◆ Request
All entries are to be quoted exactly; the images stay out of the copy.

-- Start Input --

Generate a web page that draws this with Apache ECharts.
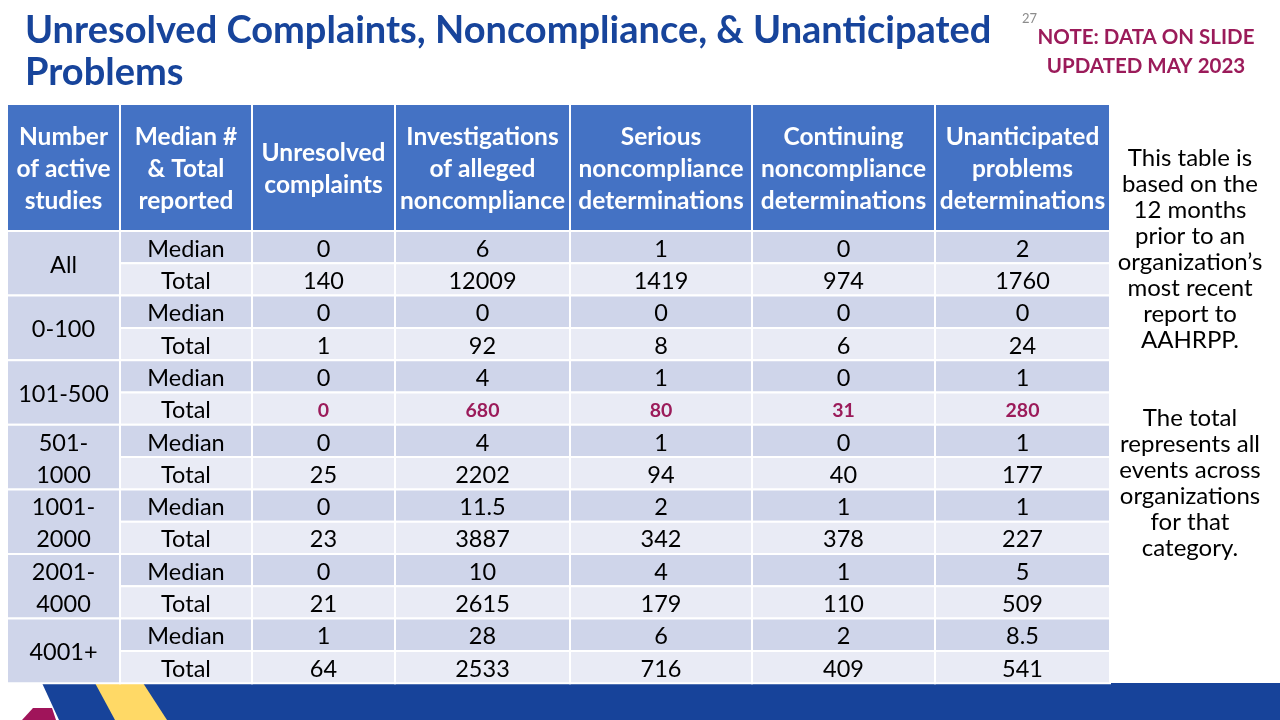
<!DOCTYPE html>
<html><head><meta charset="utf-8">
<script src="https://cdn.jsdelivr.net/npm/echarts@6/dist/echarts.min.js"></script>
<style>html,body{margin:0;padding:0;background:#fff}#c{width:1280px;height:720px}</style>
</head><body><div id="c"></div>
<script>
// ---- data ----
const headers = ["Number\nof active\nstudies", "Median #\n& Total\nreported", "Unresolved\ncomplaints", "Investigations\nof alleged\nnoncompliance", "Serious\nnoncompliance\ndeterminations", "Continuing\nnoncompliance\ndeterminations", "Unanticipated\nproblems\ndeterminations"];
const groups = ["All", "0-100", "101-500", "501-\n1000", "1001-\n2000", "2001-\n4000", "4001+"];
const measures = ["Median", "Total"];
const unresolved     = [0, 140, 0, 1, 0, 0, 0, 25, 0, 23, 0, 21, 1, 64];
const investigations = [6, 12009, 0, 92, 4, 680, 4, 2202, 11.5, 3887, 10, 2615, 28, 2533];
const serious        = [1, 1419, 0, 8, 1, 80, 1, 94, 2, 342, 4, 179, 6, 716];
const continuing     = [0, 974, 0, 6, 0, 31, 0, 40, 1, 378, 1, 110, 2, 409];
const unanticipated  = [2, 1760, 0, 24, 1, 280, 1, 177, 1, 227, 5, 509, 8.5, 541];
const highlightRow = 5; // "101-500" Total row, shown in bold magenta

// ---- layout (not data) ----
const colEdges = [0, 113, 245, 388, 563, 745, 928, 1103];
const headerH = 127, rowH = 32.3, nRows = 14;
const TABLE_W = 1103, TABLE_H = headerH + rowH * nRows;
function rowTop(r) { return r < 0 ? 0 : headerH + r * rowH; }
function rowBottom(r) { return r < 0 ? headerH : headerH + (r + 1) * rowH; }

const valueCols = [unresolved, investigations, serious, continuing, unanticipated];
const cells = [];
// [col, row, span, text, kind]
headers.forEach((h, c) => cells.push([c, -1, 1, h, 'head']));
groups.forEach((g, gi) => cells.push([0, gi * 2, 2, g, 'group']));
for (let r = 0; r < nRows; r++) {
  cells.push([1, r, 1, measures[r % 2], r % 2 ? 'light' : 'dark']);
  valueCols.forEach((arr, k) => cells.push([k + 2, r, 1, String(arr[r]), (r % 2 ? 'light' : 'dark') + (r === highlightRow ? 'H' : '')]));
}

const FONT = 'Lato, "Liberation Sans", sans-serif';
const chart = echarts.init(document.getElementById('c'));
chart.setOption({
  animation: false,
  grid: { left: 7, top: 104, width: TABLE_W, height: TABLE_H },
  xAxis: { type: 'value', min: 0, max: TABLE_W, show: false },
  yAxis: { type: 'value', min: 0, max: TABLE_H, inverse: true, show: false },
  series: [{
    type: 'custom',
    data: cells,
    encode: { x: 0, y: 1 },
    renderItem: function (params, api) {
      const c = api.value(0), r = api.value(1), span = api.value(2);
      const kind = cells[params.dataIndex][4];
      const text = cells[params.dataIndex][3];
      const p0 = api.coord([colEdges[c], rowTop(r)]);
      const p1 = api.coord([colEdges[c + 1], rowBottom(r + span - 1)]);
      let fill = '#E9EBF5', color = '#000', weight = 'normal', size = 23.5;
      if (kind === 'head') { fill = '#4472C4'; color = '#fff'; weight = 'bold'; size = 24.5; }
      else if (kind === 'group' || kind.indexOf('dark') === 0) fill = '#CFD5EA';
      if (kind.endsWith('H')) { color = '#9B1B5A'; weight = 'bold'; size = 19.5; }
      return {
        type: 'group',
        children: [{
          type: 'rect',
          shape: { x: p0[0], y: p0[1], width: p1[0] - p0[0], height: p1[1] - p0[1] },
          style: { fill: fill, stroke: '#fff', lineWidth: 2 }
        }, {
          type: 'text',
          x: (p0[0] + p1[0]) / 2, y: (p0[1] + p1[1]) / 2 + 2,
          style: {
            text: text, fill: color, fontFamily: FONT, fontWeight: weight,
            fontSize: size, lineHeight: 32, align: 'center', verticalAlign: 'middle'
          }
        }]
      };
    }
  }],
  graphic: [
    { type: 'text', left: 25, top: 10, style: { text: 'Unresolved Complaints, Noncompliance, & Unanticipated\nProblems', fill: '#17449B', fontFamily: FONT, fontWeight: 'bold', fontSize: 38, lineHeight: 42 } },
    { type: 'text', left: 1022, top: 12, style: { text: '27', fill: '#8C8C8C', fontFamily: FONT, fontSize: 13 } },
    { type: 'text', x: 1146, y: 23, style: { text: 'NOTE: DATA ON SLIDE\nUPDATED MAY 2023', fill: '#9B1B5A', fontFamily: FONT, fontWeight: 'bold', fontSize: 20.5, lineHeight: 29, align: 'center' } },
    { type: 'text', x: 1190, y: 145, style: { text: 'This table is\nbased on the\n12 months\nprior to an\norganization\u2019s\nmost recent\nreport to\nAAHRPP.\n\n\nThe total\nrepresents all\nevents across\norganizations\nfor that\ncategory.', fill: '#000', fontFamily: FONT, fontSize: 24, lineHeight: 26, align: 'center' } },
    // bottom band decoration
    { type: 'polygon', shape: { points: [[42, 683], [1280, 683], [1280, 720], [59, 720]] }, style: { fill: '#17439A' } },
    { type: 'polygon', shape: { points: [[95, 683], [143, 683], [167, 720], [115, 720]] }, style: { fill: '#FFD966' } },
    { type: 'polygon', shape: { points: [[33, 708], [52, 708], [56, 720], [22, 720]] }, style: { fill: '#A0145A' } }
  ]
});
</script></body></html>
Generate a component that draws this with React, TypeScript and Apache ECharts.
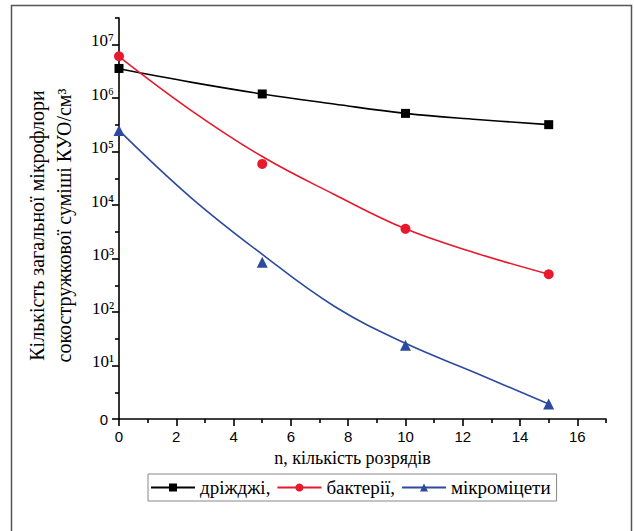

-- End Input --

◆ Correct result
Generate a web page that draws this with Apache ECharts.
<!DOCTYPE html>
<html><head><meta charset="utf-8">
<script src="https://cdn.jsdelivr.net/npm/echarts@6/dist/echarts.min.js"></script>
<style>html,body{margin:0;padding:0;background:#fff}#c{width:1280px;height:720px}</style>
</head><body><div id="c"></div>
<script>
// ---- data ----
const headers = ["Number\nof active\nstudies", "Median #\n& Total\nreported", "Unresolved\ncomplaints", "Investigations\nof alleged\nnoncompliance", "Serious\nnoncompliance\ndeterminations", "Continuing\nnoncompliance\ndeterminations", "Unanticipated\nproblems\ndeterminations"];
const groups = ["All", "0-100", "101-500", "501-\n1000", "1001-\n2000", "2001-\n4000", "4001+"];
const measures = ["Median", "Total"];
const unresolved     = [0, 140, 0, 1, 0, 0, 0, 25, 0, 23, 0, 21, 1, 64];
const investigations = [6, 12009, 0, 92, 4, 680, 4, 2202, 11.5, 3887, 10, 2615, 28, 2533];
const serious        = [1, 1419, 0, 8, 1, 80, 1, 94, 2, 342, 4, 179, 6, 716];
const continuing     = [0, 974, 0, 6, 0, 31, 0, 40, 1, 378, 1, 110, 2, 409];
const unanticipated  = [2, 1760, 0, 24, 1, 280, 1, 177, 1, 227, 5, 509, 8.5, 541];
const highlightRow = 5; // "101-500" Total row, shown in bold magenta

// ---- layout (not data) ----
const colEdges = [0, 113, 245, 388, 563, 745, 928, 1103];
const headerH = 127, rowH = 32.3, nRows = 14;
const TABLE_W = 1103, TABLE_H = headerH + rowH * nRows;
function rowTop(r) { return r < 0 ? 0 : headerH + r * rowH; }
function rowBottom(r) { return r < 0 ? headerH : headerH + (r + 1) * rowH; }

const valueCols = [unresolved, investigations, serious, continuing, unanticipated];
const cells = [];
// [col, row, span, text, kind]
headers.forEach((h, c) => cells.push([c, -1, 1, h, 'head']));
groups.forEach((g, gi) => cells.push([0, gi * 2, 2, g, 'group']));
for (let r = 0; r < nRows; r++) {
  cells.push([1, r, 1, measures[r % 2], r % 2 ? 'light' : 'dark']);
  valueCols.forEach((arr, k) => cells.push([k + 2, r, 1, String(arr[r]), (r % 2 ? 'light' : 'dark') + (r === highlightRow ? 'H' : '')]));
}

const FONT = 'Lato, "Liberation Sans", sans-serif';
const chart = echarts.init(document.getElementById('c'));
chart.setOption({
  animation: false,
  grid: { left: 7, top: 104, width: TABLE_W, height: TABLE_H },
  xAxis: { type: 'value', min: 0, max: TABLE_W, show: false },
  yAxis: { type: 'value', min: 0, max: TABLE_H, inverse: true, show: false },
  series: [{
    type: 'custom',
    data: cells,
    encode: { x: 0, y: 1 },
    renderItem: function (params, api) {
      const c = api.value(0), r = api.value(1), span = api.value(2);
      const kind = cells[params.dataIndex][4];
      const text = cells[params.dataIndex][3];
      const p0 = api.coord([colEdges[c], rowTop(r)]);
      const p1 = api.coord([colEdges[c + 1], rowBottom(r + span - 1)]);
      let fill = '#E9EBF5', color = '#000', weight = 'normal', size = 23.5;
      if (kind === 'head') { fill = '#4472C4'; color = '#fff'; weight = 'bold'; size = 24.5; }
      else if (kind === 'group' || kind.indexOf('dark') === 0) fill = '#CFD5EA';
      if (kind.endsWith('H')) { color = '#9B1B5A'; weight = 'bold'; size = 19.5; }
      return {
        type: 'group',
        children: [{
          type: 'rect',
          shape: { x: p0[0], y: p0[1], width: p1[0] - p0[0], height: p1[1] - p0[1] },
          style: { fill: fill, stroke: '#fff', lineWidth: 2 }
        }, {
          type: 'text',
          x: (p0[0] + p1[0]) / 2, y: (p0[1] + p1[1]) / 2 + 2,
          style: {
            text: text, fill: color, fontFamily: FONT, fontWeight: weight,
            fontSize: size, lineHeight: 32, align: 'center', verticalAlign: 'middle'
          }
        }]
      };
    }
  }],
  graphic: [
    { type: 'text', left: 25, top: 10, style: { text: 'Unresolved Complaints, Noncompliance, & Unanticipated\nProblems', fill: '#17449B', fontFamily: FONT, fontWeight: 'bold', fontSize: 38, lineHeight: 42 } },
    { type: 'text', left: 1022, top: 12, style: { text: '27', fill: '#8C8C8C', fontFamily: FONT, fontSize: 13 } },
    { type: 'text', x: 1146, y: 23, style: { text: 'NOTE: DATA ON SLIDE\nUPDATED MAY 2023', fill: '#9B1B5A', fontFamily: FONT, fontWeight: 'bold', fontSize: 20.5, lineHeight: 29, align: 'center' } },
    { type: 'text', x: 1190, y: 145, style: { text: 'This table is\nbased on the\n12 months\nprior to an\norganization\u2019s\nmost recent\nreport to\nAAHRPP.\n\n\nThe total\nrepresents all\nevents across\norganizations\nfor that\ncategory.', fill: '#000', fontFamily: FONT, fontSize: 24, lineHeight: 26, align: 'center' } },
    // bottom band decoration
    { type: 'polygon', shape: { points: [[42, 683], [1280, 683], [1280, 720], [59, 720]] }, style: { fill: '#17439A' } },
    { type: 'polygon', shape: { points: [[95, 683], [143, 683], [167, 720], [115, 720]] }, style: { fill: '#FFD966' } },
    { type: 'polygon', shape: { points: [[33, 708], [52, 708], [56, 720], [22, 720]] }, style: { fill: '#A0145A' } }
  ]
});
</script></body></html>
Generate a component that draws this with React, TypeScript and Apache ECharts.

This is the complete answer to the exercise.